» **Written exercise**
Please copy out exactly, and only, the lines between the line with "Emit a Python" and the line with "return (px - ML)", both included. Pictures are to be omitted.

=== Material to process ===

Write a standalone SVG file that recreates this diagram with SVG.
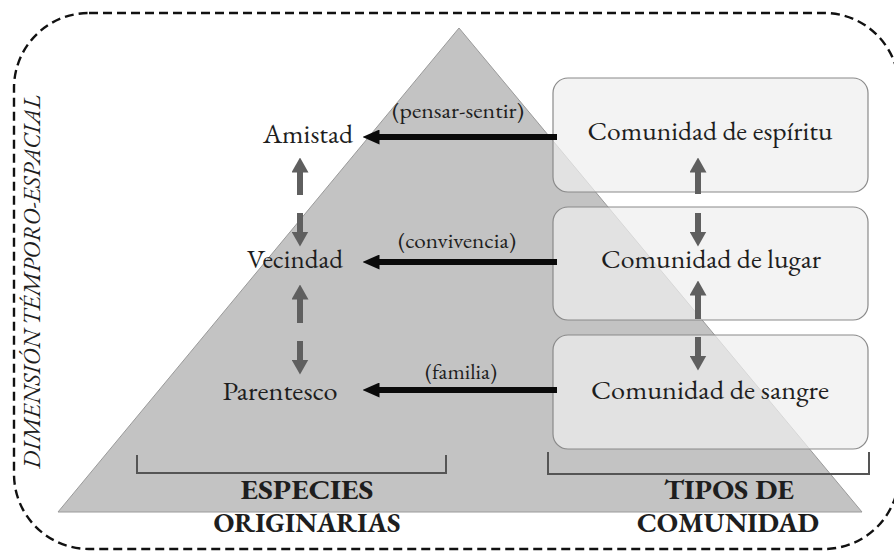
<svg xmlns="http://www.w3.org/2000/svg" width="894" height="552" viewBox="0 0 894 552">
<style>
.t{fill:#1e1e1e;text-anchor:middle}
.box{fill:#eeeeee;fill-opacity:0.72;stroke:#8a8a8a;stroke-width:1.2}
.blk{stroke:#0a0a0a;stroke-width:6;fill:none}
.gry{stroke:#5f5f5f;stroke-width:6;fill:none}
.br{stroke:#555;stroke-width:2;fill:none}
</style>
<defs>
<marker id="mb" markerUnits="userSpaceOnUse" markerWidth="17" markerHeight="15" viewBox="0 0 17 15" refX="0.5" refY="7.5" orient="auto"><path d="M0,0 L17,7.5 L0,15 z" fill="#0a0a0a"/></marker>
<marker id="mg" markerUnits="userSpaceOnUse" markerWidth="15" markerHeight="17" viewBox="0 0 15 17" refX="0.5" refY="8.5" orient="auto"><path d="M0,0 L15,8.5 L0,17 z" fill="#5f5f5f"/></marker>
</defs>
<rect width="894" height="552" fill="#ffffff"/>
<rect x="14" y="13" width="885" height="536" rx="75" ry="75" fill="none" stroke="#111" stroke-width="2.4" stroke-dasharray="9 5"/>
<text class="t" transform="translate(40,282) rotate(-90)" font-family="EB Garamond, Liberation Serif, serif" font-size="24" font-style="italic" textLength="374" lengthAdjust="spacingAndGlyphs">DIMENSIÓN TÉMPORO-ESPACIAL</text>
<polygon id="piramide" points="459,28 58,512 862,512" fill="#c3c3c3" stroke="#9a9a9a" stroke-width="1"/>
<g id="brackets">
<path class="br" d="M137,455 V473 H446 V455"/>
<path class="br" d="M548,452 V474 H869 V452"/>
</g>
<g id="categorias" font-family="EB Garamond, Liberation Serif, serif" font-size="27" font-weight="bold">
<text class="t" x="307" y="499" font-family="EB Garamond, Liberation Serif, serif" textLength="133" lengthAdjust="spacingAndGlyphs">ESPECIES</text>
<text class="t" x="307" y="532" font-family="EB Garamond, Liberation Serif, serif" textLength="187" lengthAdjust="spacingAndGlyphs">ORIGINARIAS</text>
<text class="t" x="729" y="499" font-family="EB Garamond, Liberation Serif, serif" textLength="130" lengthAdjust="spacingAndGlyphs">TIPOS DE</text>
<text class="t" x="728" y="532" font-family="EB Garamond, Liberation Serif, serif" textLength="182" lengthAdjust="spacingAndGlyphs">COMUNIDAD</text>
</g>
<g id="amistad"><text class="t" x="308" y="143" font-family="EB Garamond, Liberation Serif, serif" font-size="26" textLength="90" lengthAdjust="spacingAndGlyphs">Amistad</text></g>
<g id="vecindad"><text class="t" x="295" y="268" font-family="EB Garamond, Liberation Serif, serif" font-size="26" textLength="96" lengthAdjust="spacingAndGlyphs">Vecindad</text></g>
<g id="parentesco"><text class="t" x="280" y="400" font-family="EB Garamond, Liberation Serif, serif" font-size="26" textLength="115" lengthAdjust="spacingAndGlyphs">Parentesco</text></g>
<g id="espiritu"><rect class="box" x="553" y="78" width="315" height="114" rx="15"/><text class="t" x="710" y="140" font-family="EB Garamond, Liberation Serif, serif" font-size="26" textLength="245" lengthAdjust="spacingAndGlyphs">Comunidad de espíritu</text></g>
<g id="lugar"><rect class="box" x="553" y="207" width="315" height="113" rx="15"/><text class="t" x="711" y="268" font-family="EB Garamond, Liberation Serif, serif" font-size="26" textLength="220" lengthAdjust="spacingAndGlyphs">Comunidad de lugar</text></g>
<g id="sangre"><rect class="box" x="553" y="335" width="315" height="114" rx="15"/><text class="t" x="710" y="399" font-family="EB Garamond, Liberation Serif, serif" font-size="26" textLength="238" lengthAdjust="spacingAndGlyphs">Comunidad de sangre</text></g>
<g id="connectors">
<line class="blk" x1="557" y1="137" x2="379" y2="137" marker-end="url(#mb)"/>
<line class="blk" x1="557" y1="262" x2="379" y2="262" marker-end="url(#mb)"/>
<line class="blk" x1="557" y1="390" x2="379" y2="390" marker-end="url(#mb)"/>
<text class="t" x="458" y="118" font-family="EB Garamond, Liberation Serif, serif" font-size="21" textLength="132" lengthAdjust="spacingAndGlyphs">(pensar-sentir)</text>
<text class="t" x="457" y="248" font-family="EB Garamond, Liberation Serif, serif" font-size="21" textLength="118" lengthAdjust="spacingAndGlyphs">(convivencia)</text>
<text class="t" x="461" y="379" font-family="EB Garamond, Liberation Serif, serif" font-size="21" textLength="72" lengthAdjust="spacingAndGlyphs">(familia)</text>
<line class="gry" x1="300" y1="195" x2="300" y2="172" marker-end="url(#mg)"/>
<line class="gry" x1="300" y1="213" x2="300" y2="232" marker-end="url(#mg)"/>
<line class="gry" x1="300" y1="323" x2="300" y2="299" marker-end="url(#mg)"/>
<line class="gry" x1="300" y1="341" x2="300" y2="360" marker-end="url(#mg)"/>
<line class="gry" x1="698" y1="194" x2="698" y2="172" marker-end="url(#mg)"/>
<line class="gry" x1="698" y1="213" x2="698" y2="232" marker-end="url(#mg)"/>
<line class="gry" x1="698" y1="319" x2="698" y2="295" marker-end="url(#mg)"/>
<line class="gry" x1="698" y1="337" x2="698" y2="356" marker-end="url(#mg)"/>
</g>
</svg>
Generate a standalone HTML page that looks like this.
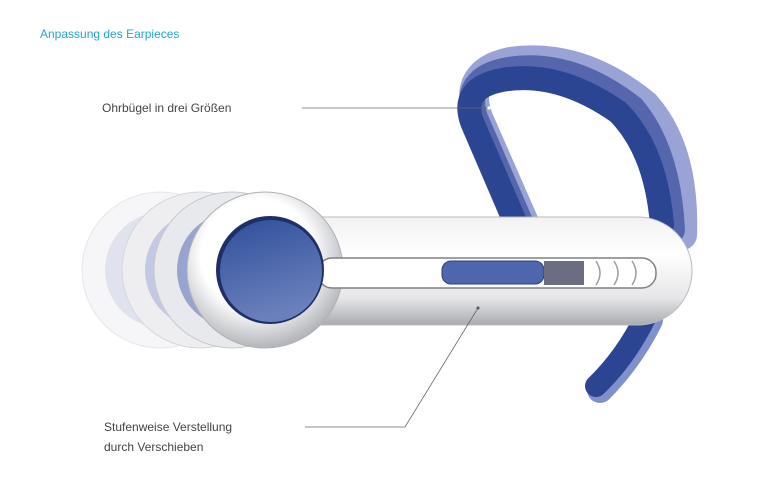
<!DOCTYPE html>
<html><head><meta charset="utf-8"><style>
body{margin:0;background:#fff;}
svg{display:block}
text{font-family:"Liberation Sans",sans-serif;}
</style></head><body>
<svg width="768" height="493" viewBox="0 0 768 493">
<defs>
<linearGradient id="bar" x1="0" y1="0" x2="0" y2="1">
<stop offset="0" stop-color="#f2f2f4"/><stop offset="0.35" stop-color="#ffffff"/><stop offset="0.75" stop-color="#e6e6e8"/><stop offset="1" stop-color="#a9abb0"/>
</linearGradient>
<radialGradient id="ring" cx="0.45" cy="0.4" r="0.6">
<stop offset="0.6" stop-color="#ffffff"/><stop offset="1" stop-color="#b3b5ba"/>
</radialGradient>
<linearGradient id="disc" x1="0" y1="0" x2="0.3" y2="1">
<stop offset="0" stop-color="#2f4e9a"/><stop offset="1" stop-color="#6a80bc"/>
</linearGradient>
</defs>
<text x="40" y="38" font-size="12" fill="#1ea5d6">Anpassung des Earpieces</text>

<!-- ear hook layers -->
<path d="M525 225 L478 118 Q462 72 510 62 Q580 52 645 105 Q685 150 682 235" fill="none" stroke="#9aa3d6" stroke-width="30" stroke-linecap="round"/>
<path d="M520 222 L475 118 Q462 78 508 70 Q570 60 632 108 Q668 150 672 230" fill="none" stroke="#5566ad" stroke-width="26" stroke-linecap="round"/>
<path d="M515 222 L472 122 Q460 88 502 80 Q558 70 618 112 Q656 150 662 225" fill="none" stroke="#2c4592" stroke-width="24" stroke-linecap="round"/>
<path d="M650 320 Q630 360 600 390" fill="none" stroke="#8090cc" stroke-width="26" stroke-linecap="round"/>
<path d="M645 318 Q625 358 596 386" fill="none" stroke="#2c4592" stroke-width="22" stroke-linecap="round"/>

<!-- back rings -->
<circle cx="160" cy="270" r="78" fill="#f6f6f8" stroke="#e6e6ea"/>
<circle cx="163" cy="270" r="58" fill="#e0e2ee"/>
<circle cx="200" cy="270" r="78" fill="#eeeef1" stroke="#d6d7dc"/>
<circle cx="203" cy="270" r="58" fill="#c3c9e2"/>
<circle cx="232" cy="270" r="78" fill="#e8e9ec" stroke="#c8c9ce"/>
<circle cx="235" cy="270" r="58" fill="#98a4d0"/>

<!-- bar -->
<path d="M300 217 L638 217 A54 54 0 0 1 638 325 L300 325 Z" fill="url(#bar)" stroke="#b8babf"/>
<circle cx="265" cy="270" r="78" fill="url(#ring)" stroke="#b0b2b7"/>
<!-- slot -->
<rect x="318" y="258" width="338" height="30" rx="14" fill="#ffffff" stroke="#7e8086" stroke-width="1.5"/>
<rect x="442" y="261" width="102" height="23" rx="9" fill="#4d66ae" stroke="#2d3f7a"/>
<rect x="544" y="261" width="40" height="24" fill="#6a6e80"/>
<path d="M596 261 q8 12 0 24 M614 261 q8 12 0 24 M632 261 q8 12 0 24" fill="none" stroke="#9a9ca2" stroke-width="1.5"/>
<circle cx="270" cy="270" r="54" fill="#1e2f66"/>
<circle cx="271" cy="271" r="51" fill="url(#disc)"/>

<!-- leaders -->
<line x1="302" y1="108" x2="489" y2="108" stroke="#666" stroke-width="0.8"/>
<circle cx="489" cy="108" r="1.6" fill="#fff"/>
<polyline points="305,427 405,427 478,308" fill="none" stroke="#666" stroke-width="0.8"/>
<circle cx="478" cy="308" r="1.5" fill="#555"/>
<text x="102" y="112" font-size="12" fill="#444">Ohrbügel in drei Größen</text>
<text x="104" y="431" font-size="12" fill="#444">Stufenweise Verstellung</text>
<text x="104" y="451" font-size="12" fill="#444">durch Verschieben</text>
</svg>
</body></html>
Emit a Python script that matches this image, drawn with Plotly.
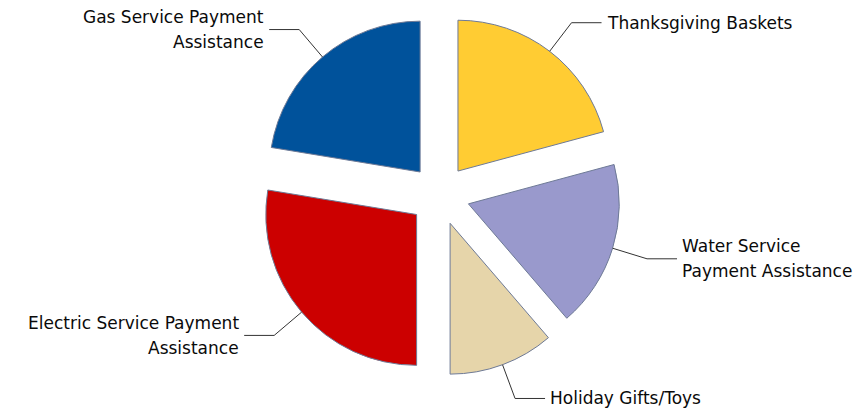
import math
import plotly.graph_objects as go

# ---- data (clockwise from 12 o'clock) ----
labels = [
    "Thanksgiving Baskets",
    "Water Service Payment Assistance",
    "Holiday Gifts/Toys",
    "Electric Service Payment Assistance",
    "Gas Service Payment Assistance",
]
label_lines = [
    ["Thanksgiving Baskets"],
    ["Water Service", "Payment Assistance"],
    ["Holiday Gifts/Toys"],
    ["Electric Service Payment", "Assistance"],
    ["Gas Service Payment", "Assistance"],
]
values = [20.8, 17.9, 11.3, 27.6, 22.4]
colors = ["#FFCC33", "#9999CC", "#E6D5AA", "#CC0000", "#00529B"]

# ---- layout geometry (style) ----
W, H = 862, 409
MT, MB, ML, MR = 14, 33, 0, 0
DOM_X = [0.02, 1.0]
PULL = 0.2
ELBOW_R = 217
HSEG = 30
GAP = 3
LINE_H = 25
FONT_SIZE = 17

plot_w = W - ML - MR
plot_h = H - MT - MB
cx = ML + plot_w * (DOM_X[0] + DOM_X[1]) / 2
cy = MT + plot_h / 2
r = min(plot_w * (DOM_X[1] - DOM_X[0]), plot_h) / (2 + 2 * PULL)


def to_paper(px, py):
    return (px - ML) / plot_w, 1 - (py - MT) / plot_h


fig = go.Figure(
    go.Pie(
        labels=labels,
        values=values,
        sort=False,
        direction="clockwise",
        rotation=0,
        pull=[PULL] * len(values),
        marker=dict(colors=colors, line=dict(color="#6E7A96", width=1)),
        textinfo="none",
        hoverinfo="label+percent",
        domain=dict(x=DOM_X, y=[0, 1]),
        showlegend=False,
    )
)

total = sum(values)
cum = 0.0
shapes = []
annotations = []
for lines, v in zip(label_lines, values):
    mid = (cum + v / 2) / total * 2 * math.pi
    cum += v
    dx, dy = math.sin(mid), -math.cos(mid)
    sx, sy = cx + dx * r * (1 + PULL), cy + dy * r * (1 + PULL)
    ex, ey = cx + dx * ELBOW_R, cy + dy * ELBOW_R
    sign = 1 if dx > 0 else -1
    hx, hy = ex + sign * HSEG, ey
    p0 = to_paper(sx, sy)
    p1 = to_paper(ex, ey)
    p2 = to_paper(hx, hy)
    shapes.append(dict(
        type="path", xref="paper", yref="paper",
        path=f"M {p0[0]},{p0[1]} L {p1[0]},{p1[1]} L {p2[0]},{p2[1]}",
        line=dict(color="#333333", width=1),
    ))
    n = len(lines)
    for k, line in enumerate(lines):
        ly = hy + (k - (n - 1) / 2) * LINE_H
        tx, ty = to_paper(hx + sign * GAP, ly)
        annotations.append(dict(
            x=tx, y=ty, xref="paper", yref="paper",
            text=line, showarrow=False,
            xanchor="left" if sign > 0 else "right",
            yanchor="middle",
            align="left" if sign > 0 else "right",
            font=dict(family="DejaVu Sans", size=FONT_SIZE, color="#0a0a0a"),
        ))

fig.update_layout(
    width=W, height=H,
    margin=dict(t=MT, b=MB, l=ML, r=MR),
    paper_bgcolor="white",
    plot_bgcolor="white",
    shapes=shapes,
    annotations=annotations,
)

fig.write_html(
    "out.html",
    config={"displayModeBar": False},
    post_script="document.body.style.margin='0';document.body.style.overflow='hidden';",
)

===

» **Written solution**
Emit a Python script that matches this image, drawn with Plotly.
import math
import plotly.graph_objects as go

# ---- data (clockwise from 12 o'clock) ----
labels = [
    "Thanksgiving Baskets",
    "Water Service Payment Assistance",
    "Holiday Gifts/Toys",
    "Electric Service Payment Assistance",
    "Gas Service Payment Assistance",
]
label_lines = [
    ["Thanksgiving Baskets"],
    ["Water Service", "Payment Assistance"],
    ["Holiday Gifts/Toys"],
    ["Electric Service Payment", "Assistance"],
    ["Gas Service Payment", "Assistance"],
]
values = [20.8, 17.9, 11.3, 27.6, 22.4]
colors = ["#FFCC33", "#9999CC", "#E6D5AA", "#CC0000", "#00529B"]

# ---- layout geometry (style) ----
W, H = 862, 409
MT, MB, ML, MR = 14, 33, 0, 0
DOM_X = [0.02, 1.0]
PULL = 0.2
ELBOW_R = 217
HSEG = 30
GAP = 3
LINE_H = 25
FONT_SIZE = 17

plot_w = W - ML - MR
plot_h = H - MT - MB
cx = ML + plot_w * (DOM_X[0] + DOM_X[1]) / 2
cy = MT + plot_h / 2
r = min(plot_w * (DOM_X[1] - DOM_X[0]), plot_h) / (2 + 2 * PULL)


def to_paper(px, py):
    return (px - ML) / plot_w, 1 - (py - MT) / plot_h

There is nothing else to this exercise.